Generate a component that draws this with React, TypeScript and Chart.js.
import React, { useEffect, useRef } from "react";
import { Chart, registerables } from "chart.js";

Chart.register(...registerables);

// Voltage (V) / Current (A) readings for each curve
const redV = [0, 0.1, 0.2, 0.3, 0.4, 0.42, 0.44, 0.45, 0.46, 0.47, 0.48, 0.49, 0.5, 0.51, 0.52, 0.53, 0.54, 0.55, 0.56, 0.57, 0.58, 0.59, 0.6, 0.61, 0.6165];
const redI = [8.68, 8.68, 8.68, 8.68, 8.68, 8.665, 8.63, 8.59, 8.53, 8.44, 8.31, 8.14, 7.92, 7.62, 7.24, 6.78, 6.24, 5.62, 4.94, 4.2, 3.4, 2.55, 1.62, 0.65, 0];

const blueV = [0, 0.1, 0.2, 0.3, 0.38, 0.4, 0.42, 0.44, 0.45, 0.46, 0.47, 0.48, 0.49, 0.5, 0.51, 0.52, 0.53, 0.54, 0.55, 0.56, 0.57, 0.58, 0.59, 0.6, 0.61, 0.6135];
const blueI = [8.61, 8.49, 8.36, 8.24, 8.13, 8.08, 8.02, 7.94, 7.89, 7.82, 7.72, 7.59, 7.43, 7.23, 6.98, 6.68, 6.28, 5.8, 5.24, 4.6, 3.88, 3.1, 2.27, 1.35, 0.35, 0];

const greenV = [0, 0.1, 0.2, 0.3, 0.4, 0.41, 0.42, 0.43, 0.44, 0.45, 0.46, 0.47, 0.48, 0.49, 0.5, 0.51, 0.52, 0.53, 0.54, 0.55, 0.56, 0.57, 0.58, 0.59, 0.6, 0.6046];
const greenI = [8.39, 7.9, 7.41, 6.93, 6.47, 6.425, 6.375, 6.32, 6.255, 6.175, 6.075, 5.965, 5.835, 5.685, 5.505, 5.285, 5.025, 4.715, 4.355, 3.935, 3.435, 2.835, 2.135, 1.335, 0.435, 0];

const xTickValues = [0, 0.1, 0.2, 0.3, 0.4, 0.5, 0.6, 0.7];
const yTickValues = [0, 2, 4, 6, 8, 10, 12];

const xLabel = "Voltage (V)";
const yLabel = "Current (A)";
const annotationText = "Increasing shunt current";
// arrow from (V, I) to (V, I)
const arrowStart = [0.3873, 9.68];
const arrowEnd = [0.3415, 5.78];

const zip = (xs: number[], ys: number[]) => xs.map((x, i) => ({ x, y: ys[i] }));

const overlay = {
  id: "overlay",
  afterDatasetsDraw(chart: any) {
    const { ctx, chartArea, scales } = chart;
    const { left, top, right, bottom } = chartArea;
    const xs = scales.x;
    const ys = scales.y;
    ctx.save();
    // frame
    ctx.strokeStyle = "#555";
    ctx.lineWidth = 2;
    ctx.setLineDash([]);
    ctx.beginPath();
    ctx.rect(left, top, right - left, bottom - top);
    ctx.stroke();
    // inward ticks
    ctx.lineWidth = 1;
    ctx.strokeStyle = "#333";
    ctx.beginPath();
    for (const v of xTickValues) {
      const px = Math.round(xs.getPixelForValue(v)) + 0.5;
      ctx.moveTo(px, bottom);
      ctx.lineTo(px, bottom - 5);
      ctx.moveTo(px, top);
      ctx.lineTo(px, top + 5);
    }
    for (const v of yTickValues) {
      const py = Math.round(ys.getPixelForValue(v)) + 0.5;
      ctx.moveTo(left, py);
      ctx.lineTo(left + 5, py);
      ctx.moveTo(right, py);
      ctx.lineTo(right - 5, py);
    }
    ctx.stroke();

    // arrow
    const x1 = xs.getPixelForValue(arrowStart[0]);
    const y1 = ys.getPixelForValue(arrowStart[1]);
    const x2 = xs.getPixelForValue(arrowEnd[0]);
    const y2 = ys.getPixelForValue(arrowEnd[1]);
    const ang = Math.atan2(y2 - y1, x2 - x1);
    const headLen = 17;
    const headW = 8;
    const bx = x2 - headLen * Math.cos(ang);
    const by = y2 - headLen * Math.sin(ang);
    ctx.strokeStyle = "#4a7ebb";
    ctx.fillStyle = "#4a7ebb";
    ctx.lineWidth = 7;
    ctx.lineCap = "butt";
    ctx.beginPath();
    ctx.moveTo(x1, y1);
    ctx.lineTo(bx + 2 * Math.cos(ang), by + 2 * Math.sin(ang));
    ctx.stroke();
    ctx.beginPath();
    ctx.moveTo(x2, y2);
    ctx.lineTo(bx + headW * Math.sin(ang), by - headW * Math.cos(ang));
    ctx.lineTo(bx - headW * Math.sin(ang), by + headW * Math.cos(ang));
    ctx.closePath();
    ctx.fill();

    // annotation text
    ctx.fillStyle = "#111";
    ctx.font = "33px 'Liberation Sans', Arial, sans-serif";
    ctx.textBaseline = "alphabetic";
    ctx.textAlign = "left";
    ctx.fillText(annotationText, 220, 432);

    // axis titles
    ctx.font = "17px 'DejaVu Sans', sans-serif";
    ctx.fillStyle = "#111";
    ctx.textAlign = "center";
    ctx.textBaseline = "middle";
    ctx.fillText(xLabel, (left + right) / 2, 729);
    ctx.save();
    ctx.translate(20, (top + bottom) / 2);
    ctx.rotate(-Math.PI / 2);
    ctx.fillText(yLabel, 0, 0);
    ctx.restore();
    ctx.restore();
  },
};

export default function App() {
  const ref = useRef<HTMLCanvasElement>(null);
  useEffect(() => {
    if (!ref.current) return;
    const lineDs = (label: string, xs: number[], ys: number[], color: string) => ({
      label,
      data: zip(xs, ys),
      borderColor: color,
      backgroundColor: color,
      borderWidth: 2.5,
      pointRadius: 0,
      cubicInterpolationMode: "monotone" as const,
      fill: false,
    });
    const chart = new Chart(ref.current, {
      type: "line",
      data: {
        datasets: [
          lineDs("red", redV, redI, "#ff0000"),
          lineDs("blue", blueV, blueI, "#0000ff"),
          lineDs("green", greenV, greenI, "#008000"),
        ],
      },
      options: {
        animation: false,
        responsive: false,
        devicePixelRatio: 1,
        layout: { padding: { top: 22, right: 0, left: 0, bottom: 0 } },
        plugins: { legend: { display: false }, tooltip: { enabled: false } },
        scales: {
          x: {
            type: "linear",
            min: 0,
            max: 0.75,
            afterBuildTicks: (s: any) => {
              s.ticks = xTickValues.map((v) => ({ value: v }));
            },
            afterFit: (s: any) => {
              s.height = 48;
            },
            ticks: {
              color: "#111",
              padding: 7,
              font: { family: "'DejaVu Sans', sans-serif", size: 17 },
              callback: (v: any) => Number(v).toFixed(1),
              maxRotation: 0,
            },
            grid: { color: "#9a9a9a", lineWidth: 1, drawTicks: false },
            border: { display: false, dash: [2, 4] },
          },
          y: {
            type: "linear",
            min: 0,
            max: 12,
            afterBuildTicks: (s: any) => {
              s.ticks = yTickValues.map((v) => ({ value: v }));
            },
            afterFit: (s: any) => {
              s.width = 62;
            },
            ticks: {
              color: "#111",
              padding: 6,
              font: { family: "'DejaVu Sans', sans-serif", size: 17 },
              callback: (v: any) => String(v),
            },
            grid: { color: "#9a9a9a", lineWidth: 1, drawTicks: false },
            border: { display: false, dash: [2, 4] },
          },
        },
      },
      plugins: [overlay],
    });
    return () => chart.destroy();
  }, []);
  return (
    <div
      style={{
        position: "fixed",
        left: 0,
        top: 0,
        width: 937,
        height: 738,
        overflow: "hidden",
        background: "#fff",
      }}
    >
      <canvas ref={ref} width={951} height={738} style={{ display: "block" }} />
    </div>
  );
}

══════

## SET EXERCISE:
Please print the material above exactly as it appears, from its first line through the line containing "Chart.register(...registerables);", inclusive, and stop there.

## REPLY TO THE EXERCISE:
Generate a component that draws this with React, TypeScript and Chart.js.
import React, { useEffect, useRef } from "react";
import { Chart, registerables } from "chart.js";

Chart.register(...registerables);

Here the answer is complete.